-------- Information shown

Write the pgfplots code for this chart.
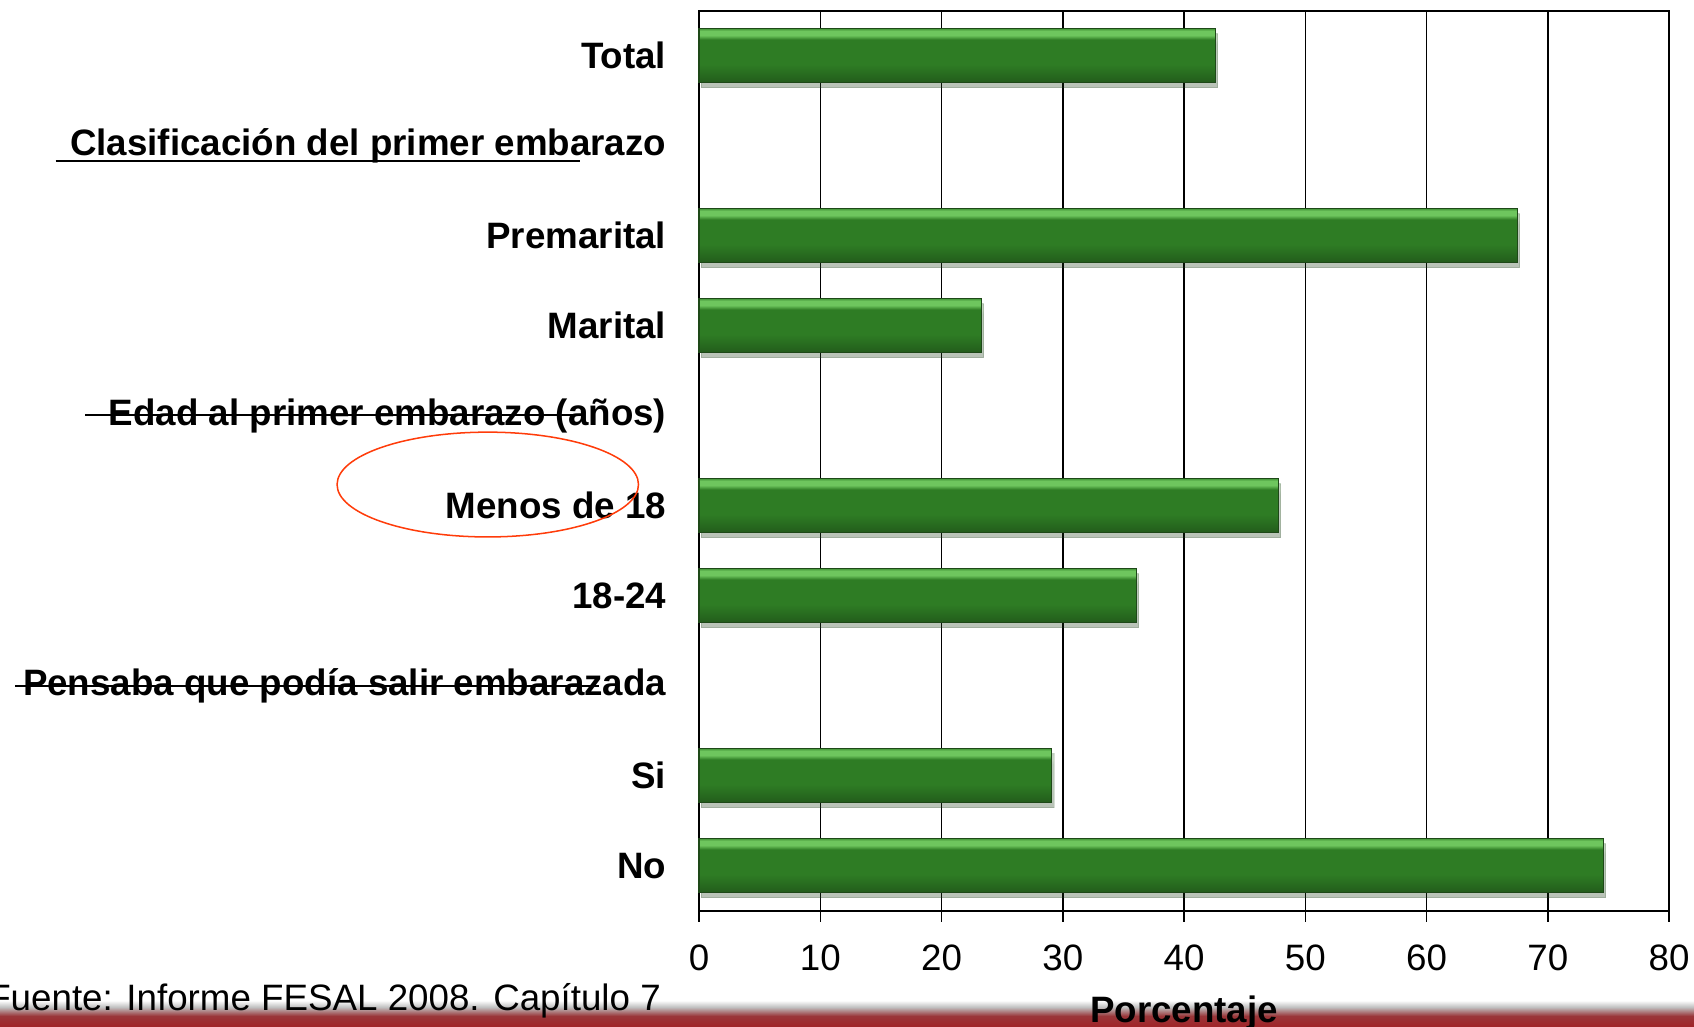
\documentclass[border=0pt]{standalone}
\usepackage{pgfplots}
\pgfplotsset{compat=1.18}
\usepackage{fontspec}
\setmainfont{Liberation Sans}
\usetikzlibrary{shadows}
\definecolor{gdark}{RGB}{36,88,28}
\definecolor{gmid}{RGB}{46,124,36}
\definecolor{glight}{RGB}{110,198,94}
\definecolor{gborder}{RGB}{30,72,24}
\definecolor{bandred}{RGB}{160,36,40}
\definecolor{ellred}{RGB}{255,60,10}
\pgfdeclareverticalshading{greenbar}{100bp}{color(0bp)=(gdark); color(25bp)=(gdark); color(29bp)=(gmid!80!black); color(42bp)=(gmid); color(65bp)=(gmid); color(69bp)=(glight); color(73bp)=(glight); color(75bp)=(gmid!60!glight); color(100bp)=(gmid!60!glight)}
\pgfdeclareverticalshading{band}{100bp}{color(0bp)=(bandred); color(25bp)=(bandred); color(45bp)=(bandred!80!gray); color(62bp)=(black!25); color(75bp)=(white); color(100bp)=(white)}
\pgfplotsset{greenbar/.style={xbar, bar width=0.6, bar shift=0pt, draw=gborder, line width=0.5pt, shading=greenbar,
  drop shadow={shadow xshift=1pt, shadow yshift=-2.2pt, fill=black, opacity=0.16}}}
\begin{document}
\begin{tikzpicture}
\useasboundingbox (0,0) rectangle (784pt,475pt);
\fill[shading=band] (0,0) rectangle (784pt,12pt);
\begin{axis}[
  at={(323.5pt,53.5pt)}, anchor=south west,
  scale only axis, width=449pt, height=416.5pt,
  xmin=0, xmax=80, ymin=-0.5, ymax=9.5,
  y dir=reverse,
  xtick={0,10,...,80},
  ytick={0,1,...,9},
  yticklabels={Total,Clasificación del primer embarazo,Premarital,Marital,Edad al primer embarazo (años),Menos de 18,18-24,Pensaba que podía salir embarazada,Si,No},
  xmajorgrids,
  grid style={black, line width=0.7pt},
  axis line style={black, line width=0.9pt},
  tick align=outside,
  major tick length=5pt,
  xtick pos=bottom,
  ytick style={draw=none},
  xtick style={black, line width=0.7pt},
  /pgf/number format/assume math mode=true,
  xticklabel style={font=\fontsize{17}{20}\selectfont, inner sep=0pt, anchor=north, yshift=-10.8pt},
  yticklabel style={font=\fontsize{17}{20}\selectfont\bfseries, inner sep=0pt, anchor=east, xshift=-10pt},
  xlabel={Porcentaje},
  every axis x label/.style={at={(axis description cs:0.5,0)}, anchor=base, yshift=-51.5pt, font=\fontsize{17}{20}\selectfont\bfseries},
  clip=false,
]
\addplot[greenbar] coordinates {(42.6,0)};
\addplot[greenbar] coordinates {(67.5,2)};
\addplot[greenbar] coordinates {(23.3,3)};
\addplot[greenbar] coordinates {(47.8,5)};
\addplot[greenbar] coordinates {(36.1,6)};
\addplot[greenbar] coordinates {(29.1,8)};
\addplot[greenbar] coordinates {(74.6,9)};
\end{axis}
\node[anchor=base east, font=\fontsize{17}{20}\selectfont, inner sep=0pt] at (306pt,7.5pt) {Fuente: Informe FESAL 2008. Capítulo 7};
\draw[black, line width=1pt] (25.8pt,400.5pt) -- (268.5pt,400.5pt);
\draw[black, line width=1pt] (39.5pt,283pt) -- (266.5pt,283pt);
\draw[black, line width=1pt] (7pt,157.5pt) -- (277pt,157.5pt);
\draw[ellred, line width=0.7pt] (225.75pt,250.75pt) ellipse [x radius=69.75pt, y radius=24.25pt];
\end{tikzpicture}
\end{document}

----------------

Task goal.
Reproduce the full material exactly, excluding the pictures.

Result of the exercise.
Write the pgfplots code for this chart.
\documentclass[border=0pt]{standalone}
\usepackage{pgfplots}
\pgfplotsset{compat=1.18}
\usepackage{fontspec}
\setmainfont{Liberation Sans}
\usetikzlibrary{shadows}
\definecolor{gdark}{RGB}{36,88,28}
\definecolor{gmid}{RGB}{46,124,36}
\definecolor{glight}{RGB}{110,198,94}
\definecolor{gborder}{RGB}{30,72,24}
\definecolor{bandred}{RGB}{160,36,40}
\definecolor{ellred}{RGB}{255,60,10}
\pgfdeclareverticalshading{greenbar}{100bp}{color(0bp)=(gdark); color(25bp)=(gdark); color(29bp)=(gmid!80!black); color(42bp)=(gmid); color(65bp)=(gmid); color(69bp)=(glight); color(73bp)=(glight); color(75bp)=(gmid!60!glight); color(100bp)=(gmid!60!glight)}
\pgfdeclareverticalshading{band}{100bp}{color(0bp)=(bandred); color(25bp)=(bandred); color(45bp)=(bandred!80!gray); color(62bp)=(black!25); color(75bp)=(white); color(100bp)=(white)}
\pgfplotsset{greenbar/.style={xbar, bar width=0.6, bar shift=0pt, draw=gborder, line width=0.5pt, shading=greenbar,
  drop shadow={shadow xshift=1pt, shadow yshift=-2.2pt, fill=black, opacity=0.16}}}
\begin{document}
\begin{tikzpicture}
\useasboundingbox (0,0) rectangle (784pt,475pt);
\fill[shading=band] (0,0) rectangle (784pt,12pt);
\begin{axis}[
  at={(323.5pt,53.5pt)}, anchor=south west,
  scale only axis, width=449pt, height=416.5pt,
  xmin=0, xmax=80, ymin=-0.5, ymax=9.5,
  y dir=reverse,
  xtick={0,10,...,80},
  ytick={0,1,...,9},
  yticklabels={Total,Clasificación del primer embarazo,Premarital,Marital,Edad al primer embarazo (años),Menos de 18,18-24,Pensaba que podía salir embarazada,Si,No},
  xmajorgrids,
  grid style={black, line width=0.7pt},
  axis line style={black, line width=0.9pt},
  tick align=outside,
  major tick length=5pt,
  xtick pos=bottom,
  ytick style={draw=none},
  xtick style={black, line width=0.7pt},
  /pgf/number format/assume math mode=true,
  xticklabel style={font=\fontsize{17}{20}\selectfont, inner sep=0pt, anchor=north, yshift=-10.8pt},
  yticklabel style={font=\fontsize{17}{20}\selectfont\bfseries, inner sep=0pt, anchor=east, xshift=-10pt},
  xlabel={Porcentaje},
  every axis x label/.style={at={(axis description cs:0.5,0)}, anchor=base, yshift=-51.5pt, font=\fontsize{17}{20}\selectfont\bfseries},
  clip=false,
]
\addplot[greenbar] coordinates {(42.6,0)};
\addplot[greenbar] coordinates {(67.5,2)};
\addplot[greenbar] coordinates {(23.3,3)};
\addplot[greenbar] coordinates {(47.8,5)};
\addplot[greenbar] coordinates {(36.1,6)};
\addplot[greenbar] coordinates {(29.1,8)};
\addplot[greenbar] coordinates {(74.6,9)};
\end{axis}
\node[anchor=base east, font=\fontsize{17}{20}\selectfont, inner sep=0pt] at (306pt,7.5pt) {Fuente: Informe FESAL 2008. Capítulo 7};
\draw[black, line width=1pt] (25.8pt,400.5pt) -- (268.5pt,400.5pt);
\draw[black, line width=1pt] (39.5pt,283pt) -- (266.5pt,283pt);
\draw[black, line width=1pt] (7pt,157.5pt) -- (277pt,157.5pt);
\draw[ellred, line width=0.7pt] (225.75pt,250.75pt) ellipse [x radius=69.75pt, y radius=24.25pt];
\end{tikzpicture}
\end{document}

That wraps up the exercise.